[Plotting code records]
◆ ◆ ◆ ◆ ◆

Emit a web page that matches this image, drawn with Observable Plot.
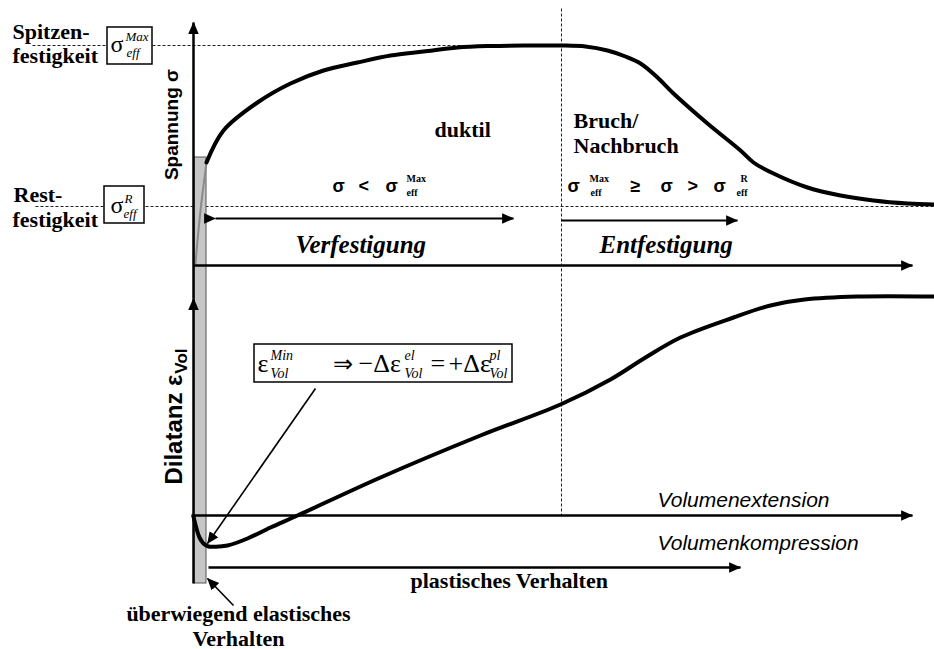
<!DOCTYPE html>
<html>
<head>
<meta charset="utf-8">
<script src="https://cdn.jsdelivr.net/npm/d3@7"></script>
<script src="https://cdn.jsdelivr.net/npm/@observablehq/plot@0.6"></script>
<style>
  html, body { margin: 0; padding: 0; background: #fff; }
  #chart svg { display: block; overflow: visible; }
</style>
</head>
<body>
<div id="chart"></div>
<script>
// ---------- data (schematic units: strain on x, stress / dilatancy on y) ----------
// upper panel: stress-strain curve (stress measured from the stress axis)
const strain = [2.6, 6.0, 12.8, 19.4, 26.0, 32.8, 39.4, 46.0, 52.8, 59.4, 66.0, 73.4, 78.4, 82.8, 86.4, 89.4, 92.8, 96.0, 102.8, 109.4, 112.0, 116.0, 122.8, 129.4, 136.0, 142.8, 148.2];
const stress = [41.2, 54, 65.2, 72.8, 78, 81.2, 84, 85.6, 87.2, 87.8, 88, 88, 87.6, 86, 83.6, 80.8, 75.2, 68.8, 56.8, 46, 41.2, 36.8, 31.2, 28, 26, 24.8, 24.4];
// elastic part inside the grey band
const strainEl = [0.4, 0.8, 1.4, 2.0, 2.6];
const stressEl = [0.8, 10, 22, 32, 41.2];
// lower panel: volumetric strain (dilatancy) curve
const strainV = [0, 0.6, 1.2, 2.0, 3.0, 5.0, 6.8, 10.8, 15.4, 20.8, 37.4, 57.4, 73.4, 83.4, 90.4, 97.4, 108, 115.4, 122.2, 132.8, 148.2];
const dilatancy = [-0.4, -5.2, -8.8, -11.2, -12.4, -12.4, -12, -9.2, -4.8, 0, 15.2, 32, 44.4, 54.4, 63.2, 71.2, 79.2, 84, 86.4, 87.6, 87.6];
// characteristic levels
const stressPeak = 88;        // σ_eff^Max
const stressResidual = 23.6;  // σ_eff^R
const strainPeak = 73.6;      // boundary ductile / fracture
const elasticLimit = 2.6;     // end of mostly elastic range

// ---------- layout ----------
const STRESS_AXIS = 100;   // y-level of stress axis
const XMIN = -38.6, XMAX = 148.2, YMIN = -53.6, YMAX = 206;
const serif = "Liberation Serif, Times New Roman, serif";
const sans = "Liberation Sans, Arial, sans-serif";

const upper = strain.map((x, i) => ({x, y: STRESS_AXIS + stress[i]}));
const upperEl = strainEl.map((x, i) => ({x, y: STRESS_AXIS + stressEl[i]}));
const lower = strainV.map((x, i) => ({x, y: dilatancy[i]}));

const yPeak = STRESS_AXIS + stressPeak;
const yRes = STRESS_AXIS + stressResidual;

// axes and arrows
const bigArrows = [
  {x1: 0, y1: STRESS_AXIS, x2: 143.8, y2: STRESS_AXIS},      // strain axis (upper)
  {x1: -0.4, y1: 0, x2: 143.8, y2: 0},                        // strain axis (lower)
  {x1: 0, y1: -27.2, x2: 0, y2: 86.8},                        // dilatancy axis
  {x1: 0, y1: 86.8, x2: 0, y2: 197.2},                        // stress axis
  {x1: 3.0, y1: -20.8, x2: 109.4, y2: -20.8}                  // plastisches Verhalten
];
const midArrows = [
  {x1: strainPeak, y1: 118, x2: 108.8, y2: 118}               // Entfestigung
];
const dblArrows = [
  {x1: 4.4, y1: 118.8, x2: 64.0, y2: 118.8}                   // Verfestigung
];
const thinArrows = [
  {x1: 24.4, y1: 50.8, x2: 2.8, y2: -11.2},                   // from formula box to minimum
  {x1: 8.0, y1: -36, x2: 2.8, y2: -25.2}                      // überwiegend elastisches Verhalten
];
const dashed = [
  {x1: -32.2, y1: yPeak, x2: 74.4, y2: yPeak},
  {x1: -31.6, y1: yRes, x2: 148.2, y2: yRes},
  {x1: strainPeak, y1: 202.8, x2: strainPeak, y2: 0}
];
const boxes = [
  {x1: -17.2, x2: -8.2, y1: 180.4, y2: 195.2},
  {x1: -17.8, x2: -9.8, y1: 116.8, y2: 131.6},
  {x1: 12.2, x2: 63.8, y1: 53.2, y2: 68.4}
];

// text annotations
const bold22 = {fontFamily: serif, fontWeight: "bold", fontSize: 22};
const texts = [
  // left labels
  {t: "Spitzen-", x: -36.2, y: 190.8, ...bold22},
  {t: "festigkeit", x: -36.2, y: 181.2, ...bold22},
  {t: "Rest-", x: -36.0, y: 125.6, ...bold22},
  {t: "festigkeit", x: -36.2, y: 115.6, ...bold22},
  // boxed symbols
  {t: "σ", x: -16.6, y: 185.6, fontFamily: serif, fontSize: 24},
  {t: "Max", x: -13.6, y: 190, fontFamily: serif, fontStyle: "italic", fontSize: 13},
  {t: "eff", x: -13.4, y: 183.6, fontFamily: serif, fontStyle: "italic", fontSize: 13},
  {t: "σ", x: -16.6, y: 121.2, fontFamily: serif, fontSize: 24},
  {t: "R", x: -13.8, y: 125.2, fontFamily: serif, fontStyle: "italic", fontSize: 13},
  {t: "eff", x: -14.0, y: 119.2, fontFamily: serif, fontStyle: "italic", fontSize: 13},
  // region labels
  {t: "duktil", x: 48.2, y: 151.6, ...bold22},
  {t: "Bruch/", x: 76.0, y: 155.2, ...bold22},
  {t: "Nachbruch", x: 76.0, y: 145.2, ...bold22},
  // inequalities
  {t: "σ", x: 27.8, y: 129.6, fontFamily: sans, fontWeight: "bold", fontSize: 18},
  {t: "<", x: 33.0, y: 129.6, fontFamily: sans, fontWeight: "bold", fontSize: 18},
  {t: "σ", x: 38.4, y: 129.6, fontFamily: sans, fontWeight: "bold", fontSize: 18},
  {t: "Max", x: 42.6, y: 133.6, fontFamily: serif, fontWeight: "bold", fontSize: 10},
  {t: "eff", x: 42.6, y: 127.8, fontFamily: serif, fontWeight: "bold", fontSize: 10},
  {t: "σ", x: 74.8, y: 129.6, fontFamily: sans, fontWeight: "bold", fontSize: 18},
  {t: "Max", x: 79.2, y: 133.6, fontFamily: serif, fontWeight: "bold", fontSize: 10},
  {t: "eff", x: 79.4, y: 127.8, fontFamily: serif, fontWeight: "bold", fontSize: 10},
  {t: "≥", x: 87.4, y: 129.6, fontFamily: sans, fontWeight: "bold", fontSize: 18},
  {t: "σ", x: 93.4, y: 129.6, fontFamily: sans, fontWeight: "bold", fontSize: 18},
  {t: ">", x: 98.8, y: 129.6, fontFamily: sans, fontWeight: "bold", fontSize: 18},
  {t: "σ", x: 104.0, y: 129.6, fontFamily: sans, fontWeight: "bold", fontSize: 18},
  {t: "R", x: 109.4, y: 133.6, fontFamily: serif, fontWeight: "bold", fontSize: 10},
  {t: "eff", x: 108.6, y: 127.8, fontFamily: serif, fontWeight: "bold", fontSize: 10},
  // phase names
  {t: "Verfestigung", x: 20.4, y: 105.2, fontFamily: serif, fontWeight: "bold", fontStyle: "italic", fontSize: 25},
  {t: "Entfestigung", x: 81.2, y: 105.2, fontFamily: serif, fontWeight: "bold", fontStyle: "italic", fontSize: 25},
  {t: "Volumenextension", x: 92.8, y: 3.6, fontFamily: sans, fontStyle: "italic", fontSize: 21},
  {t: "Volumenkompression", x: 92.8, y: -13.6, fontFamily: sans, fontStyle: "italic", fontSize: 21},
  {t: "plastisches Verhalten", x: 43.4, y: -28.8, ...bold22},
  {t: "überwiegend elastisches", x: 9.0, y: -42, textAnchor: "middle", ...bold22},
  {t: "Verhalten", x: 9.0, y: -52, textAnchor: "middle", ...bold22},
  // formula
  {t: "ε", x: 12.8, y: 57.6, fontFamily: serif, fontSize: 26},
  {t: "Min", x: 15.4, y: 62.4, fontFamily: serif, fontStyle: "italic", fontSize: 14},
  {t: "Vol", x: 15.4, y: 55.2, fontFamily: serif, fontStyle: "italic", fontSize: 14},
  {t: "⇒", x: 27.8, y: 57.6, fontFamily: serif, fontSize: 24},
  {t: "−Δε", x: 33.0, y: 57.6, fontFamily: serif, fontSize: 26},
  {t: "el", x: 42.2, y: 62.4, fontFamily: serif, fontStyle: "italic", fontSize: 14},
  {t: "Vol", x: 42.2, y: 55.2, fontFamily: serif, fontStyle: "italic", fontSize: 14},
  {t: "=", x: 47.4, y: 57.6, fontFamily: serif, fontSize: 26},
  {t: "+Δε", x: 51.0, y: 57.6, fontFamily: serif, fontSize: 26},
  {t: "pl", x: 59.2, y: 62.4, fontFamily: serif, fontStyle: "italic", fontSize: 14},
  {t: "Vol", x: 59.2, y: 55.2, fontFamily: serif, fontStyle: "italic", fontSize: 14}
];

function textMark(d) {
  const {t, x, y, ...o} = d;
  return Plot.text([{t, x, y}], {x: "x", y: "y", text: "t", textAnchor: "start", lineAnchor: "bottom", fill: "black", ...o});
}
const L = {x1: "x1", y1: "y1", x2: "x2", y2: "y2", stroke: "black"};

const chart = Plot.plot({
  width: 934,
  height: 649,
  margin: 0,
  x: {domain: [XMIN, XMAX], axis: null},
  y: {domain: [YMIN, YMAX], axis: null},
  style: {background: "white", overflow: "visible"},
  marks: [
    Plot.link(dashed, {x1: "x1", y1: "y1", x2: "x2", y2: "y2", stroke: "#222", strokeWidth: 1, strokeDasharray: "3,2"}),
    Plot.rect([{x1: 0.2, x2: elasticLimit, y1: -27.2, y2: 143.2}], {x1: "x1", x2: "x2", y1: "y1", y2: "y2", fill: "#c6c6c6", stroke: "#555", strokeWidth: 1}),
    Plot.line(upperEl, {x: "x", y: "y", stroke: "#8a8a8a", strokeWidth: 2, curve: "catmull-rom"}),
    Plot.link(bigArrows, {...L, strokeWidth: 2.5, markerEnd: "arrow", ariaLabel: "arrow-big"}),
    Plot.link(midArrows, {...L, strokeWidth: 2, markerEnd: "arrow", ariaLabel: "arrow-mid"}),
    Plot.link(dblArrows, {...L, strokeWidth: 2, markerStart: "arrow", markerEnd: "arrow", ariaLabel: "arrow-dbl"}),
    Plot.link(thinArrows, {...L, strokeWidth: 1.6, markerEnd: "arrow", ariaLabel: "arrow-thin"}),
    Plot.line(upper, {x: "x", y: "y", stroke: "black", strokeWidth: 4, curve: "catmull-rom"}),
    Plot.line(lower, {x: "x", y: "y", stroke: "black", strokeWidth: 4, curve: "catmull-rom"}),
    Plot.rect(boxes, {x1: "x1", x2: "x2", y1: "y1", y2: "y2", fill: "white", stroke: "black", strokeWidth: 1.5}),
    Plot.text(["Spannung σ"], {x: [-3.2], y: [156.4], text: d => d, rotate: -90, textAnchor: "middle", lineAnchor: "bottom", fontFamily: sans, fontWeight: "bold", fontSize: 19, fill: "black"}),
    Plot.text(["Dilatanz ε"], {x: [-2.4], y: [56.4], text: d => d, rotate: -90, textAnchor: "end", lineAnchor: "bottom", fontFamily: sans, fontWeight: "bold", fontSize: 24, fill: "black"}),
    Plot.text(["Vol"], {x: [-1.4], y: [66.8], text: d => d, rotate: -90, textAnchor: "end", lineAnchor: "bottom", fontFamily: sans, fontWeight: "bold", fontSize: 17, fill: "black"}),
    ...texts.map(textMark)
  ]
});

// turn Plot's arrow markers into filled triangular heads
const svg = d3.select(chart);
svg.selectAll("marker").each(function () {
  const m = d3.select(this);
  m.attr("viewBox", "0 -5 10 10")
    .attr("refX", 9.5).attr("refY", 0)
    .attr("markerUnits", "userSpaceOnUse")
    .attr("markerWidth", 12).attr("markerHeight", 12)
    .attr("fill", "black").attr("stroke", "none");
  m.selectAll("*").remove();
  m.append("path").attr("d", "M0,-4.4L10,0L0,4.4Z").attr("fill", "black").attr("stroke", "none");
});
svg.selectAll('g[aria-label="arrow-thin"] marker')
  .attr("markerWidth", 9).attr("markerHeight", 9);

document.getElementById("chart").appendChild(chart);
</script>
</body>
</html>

◆ ◆ ◆ ◆ ◆

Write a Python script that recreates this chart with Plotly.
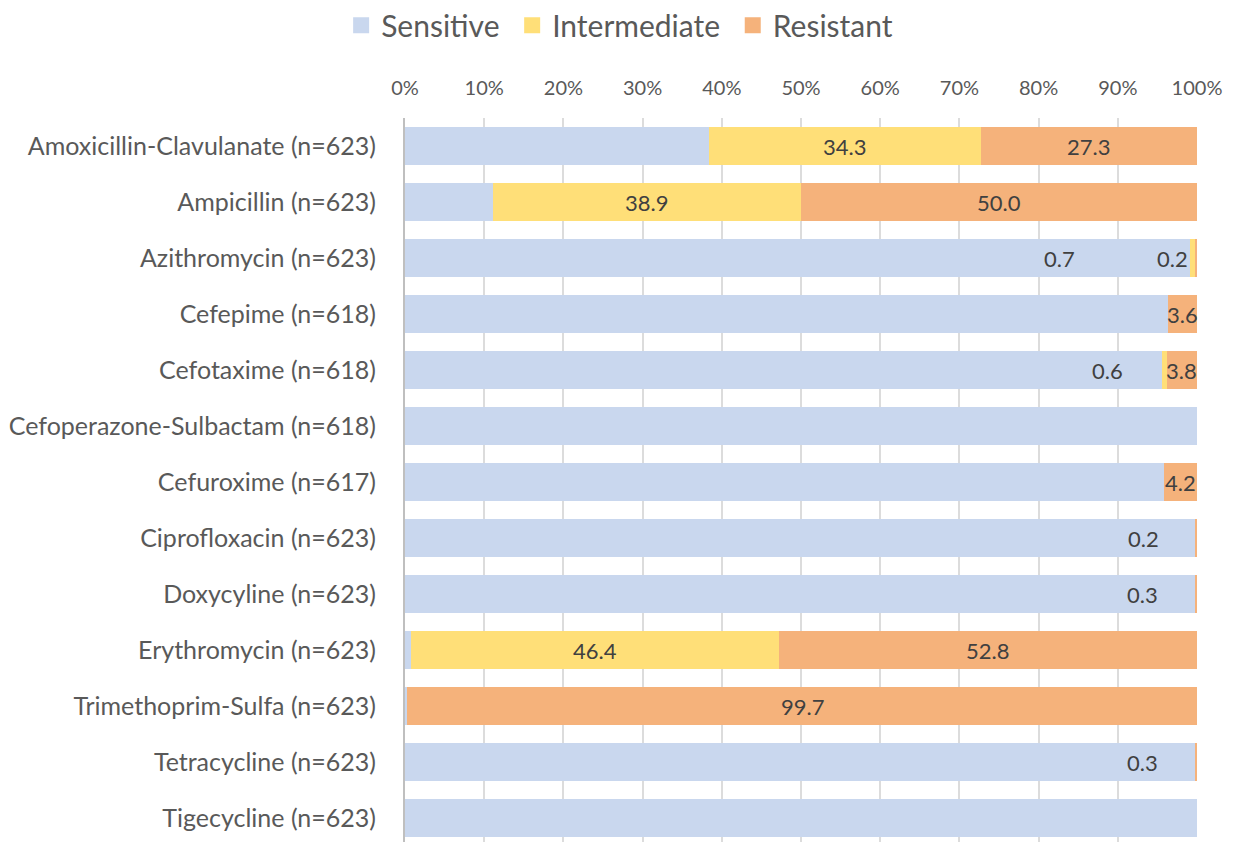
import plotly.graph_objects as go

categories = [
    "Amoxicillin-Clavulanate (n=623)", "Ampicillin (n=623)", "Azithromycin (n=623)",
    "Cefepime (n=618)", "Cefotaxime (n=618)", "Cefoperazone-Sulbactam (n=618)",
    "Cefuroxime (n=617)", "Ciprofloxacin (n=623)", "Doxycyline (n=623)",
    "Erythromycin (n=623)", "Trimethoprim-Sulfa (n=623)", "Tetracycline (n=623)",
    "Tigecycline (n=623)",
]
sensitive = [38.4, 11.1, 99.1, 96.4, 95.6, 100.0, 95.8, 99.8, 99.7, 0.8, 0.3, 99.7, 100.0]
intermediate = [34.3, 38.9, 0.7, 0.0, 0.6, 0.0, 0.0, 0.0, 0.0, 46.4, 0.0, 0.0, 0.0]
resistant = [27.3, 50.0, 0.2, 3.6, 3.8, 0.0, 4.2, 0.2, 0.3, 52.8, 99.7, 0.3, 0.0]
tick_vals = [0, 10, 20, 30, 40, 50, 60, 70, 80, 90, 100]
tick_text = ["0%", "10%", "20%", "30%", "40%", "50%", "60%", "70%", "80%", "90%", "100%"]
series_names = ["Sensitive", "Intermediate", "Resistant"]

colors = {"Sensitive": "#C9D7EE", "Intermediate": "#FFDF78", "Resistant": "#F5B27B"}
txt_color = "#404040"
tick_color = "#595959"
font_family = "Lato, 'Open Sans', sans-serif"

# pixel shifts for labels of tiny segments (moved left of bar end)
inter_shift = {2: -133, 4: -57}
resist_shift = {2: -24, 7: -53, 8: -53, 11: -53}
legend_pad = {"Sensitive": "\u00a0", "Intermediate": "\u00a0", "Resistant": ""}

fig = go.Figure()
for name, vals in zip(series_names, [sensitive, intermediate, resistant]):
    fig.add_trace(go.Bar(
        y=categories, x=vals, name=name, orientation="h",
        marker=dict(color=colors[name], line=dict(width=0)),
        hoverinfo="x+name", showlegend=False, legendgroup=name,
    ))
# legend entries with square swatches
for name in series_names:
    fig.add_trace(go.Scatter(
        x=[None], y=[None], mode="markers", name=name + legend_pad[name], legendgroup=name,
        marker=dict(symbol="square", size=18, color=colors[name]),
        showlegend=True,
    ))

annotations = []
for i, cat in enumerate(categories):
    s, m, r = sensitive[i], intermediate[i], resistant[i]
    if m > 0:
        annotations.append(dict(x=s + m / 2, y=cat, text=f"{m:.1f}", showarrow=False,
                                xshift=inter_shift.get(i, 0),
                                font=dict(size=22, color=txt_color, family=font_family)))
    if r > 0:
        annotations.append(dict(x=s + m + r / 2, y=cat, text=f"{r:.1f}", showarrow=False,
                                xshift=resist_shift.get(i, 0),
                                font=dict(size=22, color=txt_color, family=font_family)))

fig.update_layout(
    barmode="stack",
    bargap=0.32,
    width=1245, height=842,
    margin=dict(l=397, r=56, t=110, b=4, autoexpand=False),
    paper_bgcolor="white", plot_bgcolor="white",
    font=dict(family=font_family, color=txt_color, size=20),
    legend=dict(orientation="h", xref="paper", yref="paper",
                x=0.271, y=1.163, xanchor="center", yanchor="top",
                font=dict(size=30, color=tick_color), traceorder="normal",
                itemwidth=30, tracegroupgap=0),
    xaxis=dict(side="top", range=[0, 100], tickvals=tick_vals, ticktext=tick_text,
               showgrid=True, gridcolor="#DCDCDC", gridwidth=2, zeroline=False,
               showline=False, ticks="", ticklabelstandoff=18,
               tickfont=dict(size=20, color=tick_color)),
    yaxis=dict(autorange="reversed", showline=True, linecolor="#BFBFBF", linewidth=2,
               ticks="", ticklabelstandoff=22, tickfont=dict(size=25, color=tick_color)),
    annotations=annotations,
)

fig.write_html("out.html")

◆ ◆ ◆ ◆ ◆

To do: Gather each line of the listing containing the word "chart" and show it.

Exercise result:
  #chart svg { display: block; overflow: visible; }
<div id="chart"></div>
const chart = Plot.plot({
const svg = d3.select(chart);
document.getElementById("chart").appendChild(chart);
Write a Python script that recreates this chart with Plotly.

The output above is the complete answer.